There is probably not a military health care administrator alive who hasn't had a "Staff Assistance Visit" or worse yet, Inspector General visit.  They may be known by different names these days but what they basically are is administrative 'strip search' inspections by higher headquarters staff.  They (meaning a team of functional and management experts) come to take a close look at your programs and make suggestions on how to improve them...or so they say.  While that is mostly the truth, it also true that they will send you packing if you are not doing a good overall job.  

"Not a problem," a Medical Service Corps officer might say to him or her self; "I am doing fine."  But then, you can never be completely sure as you probably carry a half dozen or more hats including some you may not even be schooled in.  Then again, if you are the head administrator, you have four or more MSCs working for you and that drives the number of "hats" into the dozens so you don't know exactly how you are doing either.  Plus, that person inspecting you may have a totally different take on whether you are doing fine or not right?!

So there we were, in the mid-70's at Mountain Home.  A handful of MSC's and a couple hundred health care workers preparing for a Tactical Air Command Staff Assistance Visit headed by none other than the late (RIP) Colonel Emmett Thornell (the Alligator" as he was sometimes called).  Charlie Brown, then a Major, was our Administrator and we were mostly shavetail lieutenants trying to figure out how to do our jobs correctly.  Charlie was a "below the primary zone" administrative whiz who had a lot of written and verbal program advice for us and we were hauling a__ to get ready for the visit as a previous one with a different crew had not gone well.  As his nickname suggested, Colonel Thornell had a tough reputation.
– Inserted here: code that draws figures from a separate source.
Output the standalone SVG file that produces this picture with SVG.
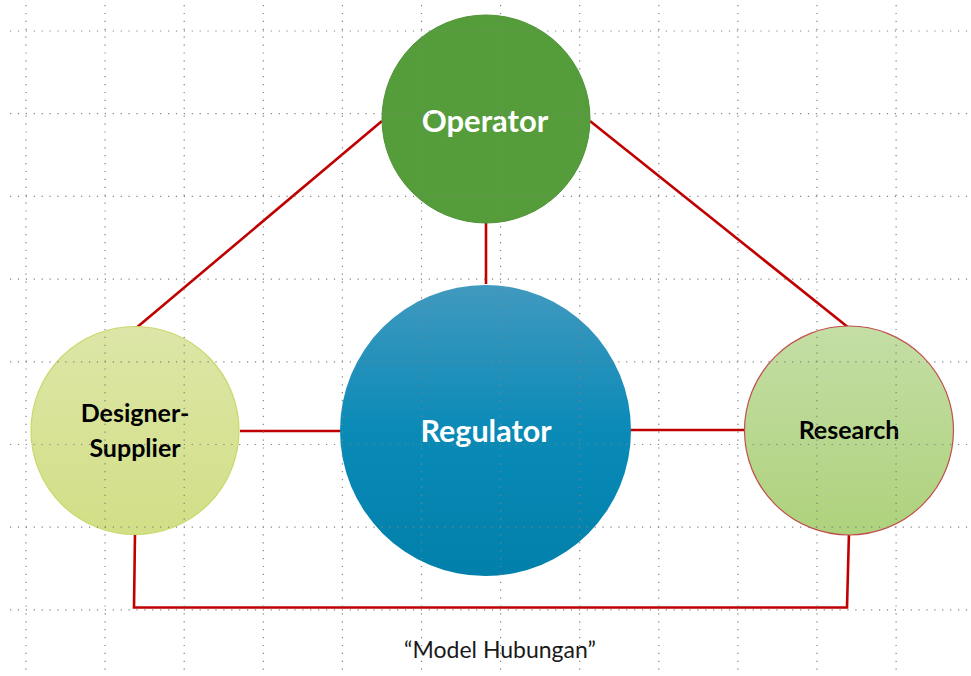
<svg xmlns="http://www.w3.org/2000/svg" width="971" height="676" viewBox="0 0 971 676">
  <defs>
    <linearGradient id="gReg" x1="0" y1="0" x2="0" y2="1">
      <stop offset="0" stop-color="#4199BF"/>
      <stop offset="0.5" stop-color="#0A8AB7"/>
      <stop offset="1" stop-color="#0080AA"/>
    </linearGradient>
    <linearGradient id="gDes" x1="0" y1="0" x2="0" y2="1">
      <stop offset="0" stop-color="#DDE6A7"/>
      <stop offset="1" stop-color="#D2DF86"/>
    </linearGradient>
    <linearGradient id="gRes" x1="0" y1="0" x2="0" y2="1">
      <stop offset="0" stop-color="#C4DEA5"/>
      <stop offset="1" stop-color="#AED27C"/>
    </linearGradient>
  </defs>
  <style>
    .conn { fill: none; stroke: #C00000; stroke-width: 2.6; stroke-linejoin: miter; }
    .grid line { stroke: #808080; stroke-width: 1.2; stroke-dasharray: 1.2 6.7; }
    .lblW { font-family: Lato, "Open Sans", sans-serif; font-weight: bold; fill: #ffffff; text-anchor: middle; }
    .lblB { font-family: Lato, "Open Sans", sans-serif; font-weight: bold; fill: #000000; text-anchor: middle; }
    .cap { font-family: Lato, "Open Sans", sans-serif; fill: #1a1a1a; text-anchor: middle; font-size: 23px; }
  </style>
  <rect x="0" y="0" width="971" height="676" fill="#ffffff"/>

  <g id="connectors">
    <line class="conn" x1="382" y1="121" x2="135" y2="329"/>
    <line class="conn" x1="590" y1="121" x2="849" y2="328"/>
    <line class="conn" x1="486" y1="223" x2="486" y2="284"/>
    <line class="conn" x1="240" y1="431" x2="341" y2="431"/>
    <line class="conn" x1="630" y1="430" x2="745" y2="430"/>
    <polyline class="conn" points="135,533 134,607.5 847,607.5 849,532"/>
  </g>

  <g id="operator">
    <circle cx="486" cy="119" r="104" fill="#559D3B" stroke="#4E9236" stroke-width="1"/>
    <text class="lblW" x="485" y="132" font-size="31">Operator</text>
  </g>

  <g id="regulator">
    <circle cx="485.5" cy="430.5" r="145.5" fill="url(#gReg)"/>
    <text class="lblW" x="486" y="442" font-size="30.5">Regulator</text>
  </g>

  <g id="designer-supplier">
    <circle cx="135" cy="430.5" r="104" fill="url(#gDes)" stroke="#C9D86C" stroke-width="1.2"/>
    <text class="lblB" x="135" y="422" font-size="25">Designer-</text>
    <text class="lblB" x="135" y="457" font-size="25">Supplier</text>
  </g>

  <g id="research">
    <circle cx="849" cy="430.5" r="104.5" fill="url(#gRes)" stroke="#C0504D" stroke-width="1.2"/>
    <text class="lblB" x="849" y="439" font-size="25">Research</text>
  </g>

  <g id="caption">
    <text class="cap" x="500" y="658">“Model Hubungan”</text>
  </g>

  <g class="grid">
    <line x1="10" y1="31" x2="971" y2="31"/>
    <line x1="10" y1="113.7" x2="971" y2="113.7"/>
    <line x1="10" y1="196.4" x2="971" y2="196.4"/>
    <line x1="10" y1="279.1" x2="971" y2="279.1"/>
    <line x1="10" y1="361.8" x2="971" y2="361.8"/>
    <line x1="10" y1="444.5" x2="971" y2="444.5"/>
    <line x1="10" y1="527.2" x2="971" y2="527.2"/>
    <line x1="10" y1="609.9" x2="971" y2="609.9"/>
    <line x1="26" y1="5" x2="26" y2="676"/>
    <line x1="105.1" y1="5" x2="105.1" y2="676"/>
    <line x1="184.2" y1="5" x2="184.2" y2="676"/>
    <line x1="263.3" y1="5" x2="263.3" y2="676"/>
    <line x1="342.4" y1="5" x2="342.4" y2="676"/>
    <line x1="421.5" y1="5" x2="421.5" y2="676"/>
    <line x1="500.6" y1="5" x2="500.6" y2="676"/>
    <line x1="579.7" y1="5" x2="579.7" y2="676"/>
    <line x1="658.8" y1="5" x2="658.8" y2="676"/>
    <line x1="737.9" y1="5" x2="737.9" y2="676"/>
    <line x1="817" y1="5" x2="817" y2="676"/>
    <line x1="896.1" y1="5" x2="896.1" y2="676"/>
  </g>
</svg>
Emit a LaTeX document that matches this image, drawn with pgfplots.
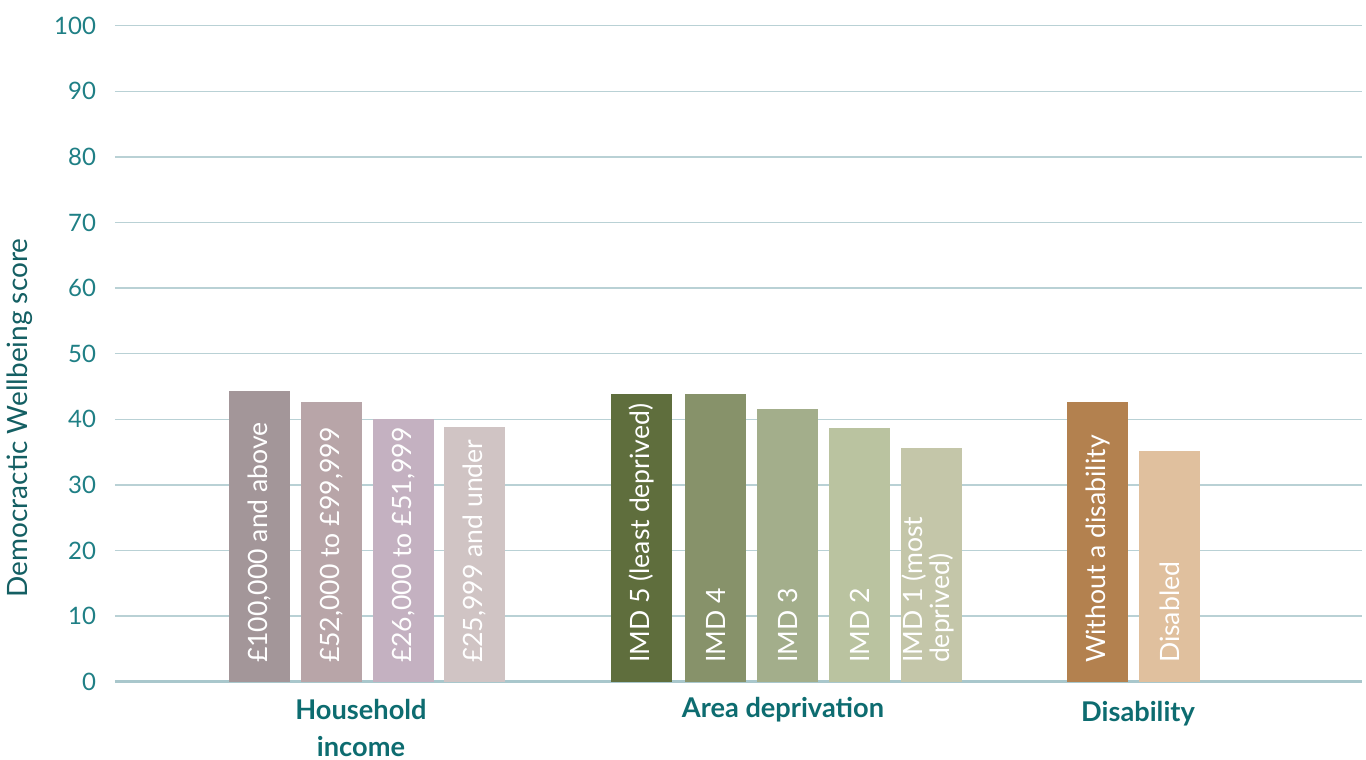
\documentclass[border=0pt]{standalone}
\usepackage{fontspec}
\setmainfont{Lato}
\usepackage{pgfplots}
\pgfplotsset{compat=1.18}
\definecolor{tickc}{HTML}{1F7F85}
\definecolor{labc}{HTML}{145F63}
\definecolor{catc}{HTML}{0D6C70}
\definecolor{gridc}{HTML}{B9D1D5}
\definecolor{basec}{HTML}{A9C7CC}
\definecolor{h1}{HTML}{A39699}
\definecolor{h2}{HTML}{B8A5A8}
\definecolor{h3}{HTML}{C4B1C1}
\definecolor{h4}{HTML}{D0C4C4}
\definecolor{a1}{HTML}{5F6E3D}
\definecolor{a2}{HTML}{87926A}
\definecolor{a3}{HTML}{A3AE8B}
\definecolor{a4}{HTML}{BAC3A0}
\definecolor{a5}{HTML}{C4C6A9}
\definecolor{d1}{HTML}{B3814F}
\definecolor{d2}{HTML}{E0C09E}
\begin{document}
\begin{tikzpicture}[x=1pt,y=1pt]
\path[use as bounding box] (0,0) rectangle (683,380);
\begin{axis}[
  at={(57.5pt,39.15pt)}, anchor=south west,
  scale only axis, width=623.5pt, height=328pt,
  xmin=115, xmax=1362, ymin=0, ymax=100,
  ytick={0,10,...,100}, xtick=\empty,
  ymajorgrids, grid style={color=gridc, line width=0.7pt},
  axis line style={draw=none},
  major tick length=0pt,
  yticklabel style={font=\fontsize{12}{14}\selectfont, color=tickc, xshift=-6pt},
  /pgf/number format/assume math mode=true,
  clip=false,
  ylabel={Democractic Wellbeing score},
  ylabel style={at={(axis description cs:-0.076,0.402)}, anchor=center, font=\fontsize{14}{16}\selectfont, color=labc},
]
\draw[basec, line width=1.5pt] (axis cs:115,0) -- (axis cs:1362,0);
% Household income
\addplot[ybar, bar width=61, bar shift=0pt, fill=h1, draw=none] coordinates {(259.5,44.3)};
\addplot[ybar, bar width=61, bar shift=0pt, fill=h2, draw=none] coordinates {(331.5,42.6)};
\addplot[ybar, bar width=61, bar shift=0pt, fill=h3, draw=none] coordinates {(403.5,40.0)};
\addplot[ybar, bar width=61, bar shift=0pt, fill=h4, draw=none] coordinates {(474.5,38.8)};
% Area deprivation
\addplot[ybar, bar width=61, bar shift=0pt, fill=a1, draw=none] coordinates {(641.5,43.9)};
\addplot[ybar, bar width=61, bar shift=0pt, fill=a2, draw=none] coordinates {(715.5,43.9)};
\addplot[ybar, bar width=61, bar shift=0pt, fill=a3, draw=none] coordinates {(787.5,41.6)};
\addplot[ybar, bar width=61, bar shift=0pt, fill=a4, draw=none] coordinates {(859.5,38.7)};
\addplot[ybar, bar width=61, bar shift=0pt, fill=a5, draw=none] coordinates {(931.5,35.6)};
% Disability
\addplot[ybar, bar width=61, bar shift=0pt, fill=d1, draw=none] coordinates {(1097.5,42.6)};
\addplot[ybar, bar width=61, bar shift=0pt, fill=d2, draw=none] coordinates {(1169.5,35.2)};
% bar labels
\tikzset{bl/.style={rotate=90, anchor=west, text=white, font=\fontsize{13.3}{11.5}\selectfont, inner sep=0pt, align=left}}
\node[bl] at (axis cs:259.5,2.8) {£100,000 and above};
\node[bl] at (axis cs:331.5,2.8) {£52,000 to £99,999};
\node[bl] at (axis cs:403.5,2.8) {£26,000 to £51,999};
\node[bl] at (axis cs:474.5,2.8) {£25,999 and under};
\node[bl] at (axis cs:641.5,2.8) {IMD 5 (least deprived)};
\node[bl] at (axis cs:715.5,2.8) {IMD 4};
\node[bl] at (axis cs:787.5,2.8) {IMD 3};
\node[bl] at (axis cs:859.5,2.8) {IMD 2};
\node[bl] at (axis cs:928,2.8) {IMD 1 (most\\deprived)};
\node[bl] at (axis cs:1097.5,2.8) {Without a disability};
\node[bl] at (axis cs:1169.5,2.8) {Disabled};
% category labels
\tikzset{cl/.style={font=\fontsize{13.6}{18.5}\selectfont\bfseries, text=catc, align=center}}
\node[cl] at (axis cs:361,-7.13) {Household\\income};
\node[cl] at (axis cs:783,-4.3) {Area deprivation};
\node[cl] at (axis cs:1138,-4.9) {Disability};
\end{axis}
\end{tikzpicture}
\end{document}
As a brown bar I'll confess that I (and maybe some of the others) was pretty intimidated.  

Lt. Charlie Brown
Viet Nam

The visit hit, we did well and I think everyone up to and including the wing commander breathed a sigh of relief.  Charlie set up our next objective for the following weekend...four of us, the "Riders of the Purple Sage" agreed to participate.  There were others invited but I suspect they didn't relish the idea of camping with us reprobates.  Charlie the hospital administrator, Jack Ohl the box kicker, Jerry Salsberry, technical box kicker and I, the resident bean counter headed out for Idaho's Strike Dam for the weekend.  Accompanying us were a recent model Winnebago RV (Charlie's), a Crestliner ski boat (mine), a bunch of easy-to-prepare food including some venison tenderloins and an abundance of beer. 
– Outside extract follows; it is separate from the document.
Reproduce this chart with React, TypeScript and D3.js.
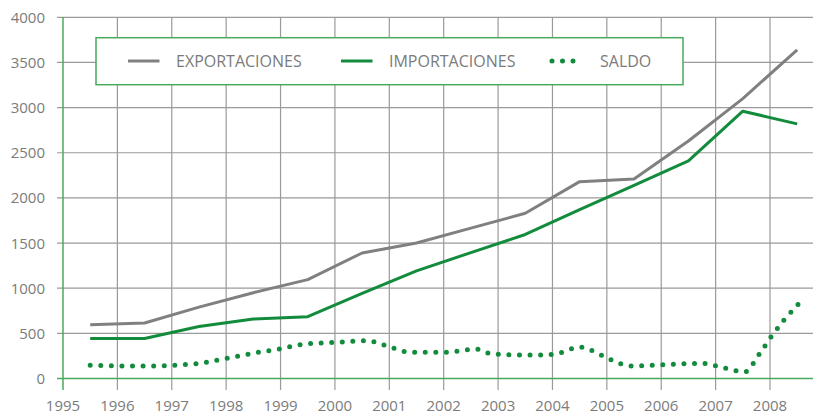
import React, { useEffect, useRef } from 'react'
import * as d3 from 'd3'

// annual values, plotted at mid-year
const years = [1995.5, 1996.5, 1997.5, 1998.5, 1999.5, 2000.5, 2001.5, 2002.5, 2003.5, 2004.5, 2005.5, 2006.5, 2007.5, 2008.5]
const exportaciones = [594, 615, 790, 950, 1095, 1390, 1500, 1665, 1830, 2180, 2210, 2630, 3100, 3640]
const importaciones = [442, 442, 575, 658, 685, 943, 1192, 1394, 1595, 1869, 2139, 2410, 2960, 2820]

// saldo curve, read point by point
const saldoYears = [1995.5, 1996.5, 1997.5, 1997.9, 1998.5, 1999.0, 1999.45, 2000.0, 2000.6, 2001.0, 2001.4, 2002.0, 2002.6, 2002.9, 2003.75, 2004.1, 2004.5, 2004.9, 2005.2, 2005.45, 2006.2, 2006.75, 2007.15, 2007.53, 2007.8, 2008.02, 2008.26, 2008.52]
const saldo = [146, 138, 167, 212, 280, 330, 381, 400, 418, 351, 290, 290, 325, 270, 259, 278, 348, 259, 175, 138, 157, 167, 119, 72, 267, 461, 649, 822]

const yTicks = [0, 500, 1000, 1500, 2000, 2500, 3000, 3500, 4000]
const xTicks = [1995, 1996, 1997, 1998, 1999, 2000, 2001, 2002, 2003, 2004, 2005, 2006, 2007, 2008]

const App = () => {
  const svgRef = useRef<SVGSVGElement>(null)

  useEffect(() => {
    const width = 813
    const height = 413
    const gray = '#808080'
    const green = '#128c3c'
    const axisGreen = '#4aaa5c'
    const gridColor = '#9a9a9a'
    const textColor = '#7b7b7b'
    const font = '"Open Sans", sans-serif'

    const svg = d3.select(svgRef.current)
    svg.selectAll('*').remove()
    svg.attr('width', width).attr('height', height)

    const x = d3.scaleLinear().domain([1995, 2008]).range([63, 770])
    const y = d3.scaleLinear().domain([0, 4000]).range([378.5, 17.3])

    const grid = svg.append('g')
    grid.selectAll('line.h')
      .data(yTicks.filter((d) => d > 0))
      .enter()
      .append('line')
      .attr('x1', 57)
      .attr('x2', width)
      .attr('y1', (d) => y(d))
      .attr('y2', (d) => y(d))
      .attr('stroke', gridColor)
      .attr('stroke-width', 1.2)
    grid.selectAll('line.v')
      .data(xTicks.filter((d) => d > 1995))
      .enter()
      .append('line')
      .attr('x1', (d) => x(d))
      .attr('x2', (d) => x(d))
      .attr('y1', y(4000))
      .attr('y2', 390)
      .attr('stroke', gridColor)
      .attr('stroke-width', 1.2)

    // axes in green
    svg.append('line')
      .attr('x1', x(1995)).attr('x2', x(1995))
      .attr('y1', y(4000)).attr('y2', 390)
      .attr('stroke', axisGreen).attr('stroke-width', 1.5)
    svg.append('line')
      .attr('x1', 57).attr('x2', width)
      .attr('y1', y(0)).attr('y2', y(0))
      .attr('stroke', axisGreen).attr('stroke-width', 1.5)

    svg.append('g')
      .selectAll('text')
      .data(yTicks)
      .enter()
      .append('text')
      .attr('x', 45)
      .attr('y', (d) => y(d) + 5.5)
      .attr('text-anchor', 'end')
      .style('font-family', font)
      .style('font-size', '15px')
      .style('fill', textColor)
      .text((d) => d)

    svg.append('g')
      .selectAll('text')
      .data(xTicks)
      .enter()
      .append('text')
      .attr('x', (d) => x(d))
      .attr('y', 410.5)
      .attr('text-anchor', 'middle')
      .style('font-family', font)
      .style('font-size', '15px')
      .style('fill', textColor)
      .text((d) => d)

    const line = d3.line<number>()
      .x((_, i) => x(years[i]))
      .y((d) => y(d))

    svg.append('path')
      .attr('d', line(exportaciones))
      .attr('fill', 'none')
      .attr('stroke', gray)
      .attr('stroke-width', 3)
      .attr('stroke-linejoin', 'round')

    svg.append('path')
      .attr('d', line(importaciones))
      .attr('fill', 'none')
      .attr('stroke', green)
      .attr('stroke-width', 3)
      .attr('stroke-linejoin', 'round')

    const saldoLine = d3.line<number>()
      .x((_, i) => x(saldoYears[i]))
      .y((d) => y(d))
      .curve(d3.curveMonotoneX)

    const saldoPath = svg.append('path')
      .attr('d', saldoLine(saldo))
      .attr('fill', 'none')
      .attr('stroke', green)
      .attr('stroke-width', 5)
      .attr('stroke-linecap', 'round')
    // make the dots land on both ends of the curve
    const len = (saldoPath.node() as SVGPathElement).getTotalLength()
    const gap = len / Math.round(len / 10.6) - 0.01
    saldoPath.attr('stroke-dasharray', `0 ${gap}`)

    // legend
    const legend = svg.append('g')
    legend.append('rect')
      .attr('x', 96)
      .attr('y', 37.7)
      .attr('width', 587)
      .attr('height', 47)
      .attr('fill', '#fff')
      .attr('stroke', axisGreen)
      .attr('stroke-width', 1.5)

    const items = [
      { label: 'EXPORTACIONES', color: gray, x0: 128, tx: 176, dots: false },
      { label: 'IMPORTACIONES', color: green, x0: 341, tx: 389, dots: false },
      { label: 'SALDO', color: green, x0: 552, tx: 600, dots: true },
    ]
    items.forEach((it) => {
      legend.append('line')
        .attr('x1', it.x0)
        .attr('x2', it.x0 + 31.5)
        .attr('y1', 61)
        .attr('y2', 61)
        .attr('stroke', it.color)
        .attr('stroke-width', it.dots ? 5 : 3)
        .attr('stroke-linecap', it.dots ? 'round' : 'butt')
        .attr('stroke-dasharray', it.dots ? '0 10.5' : null)
      legend.append('text')
        .attr('x', it.tx)
        .attr('y', 66.8)
        .style('font-family', font)
        .style('font-size', '16px')
        .style('fill', textColor)
        .text(it.label)
    })
  }, [])

  return (
    <div style={{ position: 'absolute', top: 0, left: 0, background: '#fff' }}>
      <svg ref={svgRef} style={{ display: 'block' }}></svg>
    </div>
  )
}

export default App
The trip was just for a day and night but "Oh, what an night" as the song goes.  We had a blast skiing that day and didn't hurt anyone including ourselves. That night we played music, sang at the top of our lungs, arm wrestled and laughed at anything that had the slightest resemblance to a joke.  Far into the night, as the four of us attempted to sleep, one or more would break out in laughter over a comment by another.  Quite a few times, we would begin laughing with absolutely no prompt.  I had never laughed so hard or so often in my life until then and have not laughed like that since...not even for my own subsequent IG and Staff Assistance visits when it was my turn to serve as hospital administrator.

You've "been there and done that" haven't you!? Great memories eh?!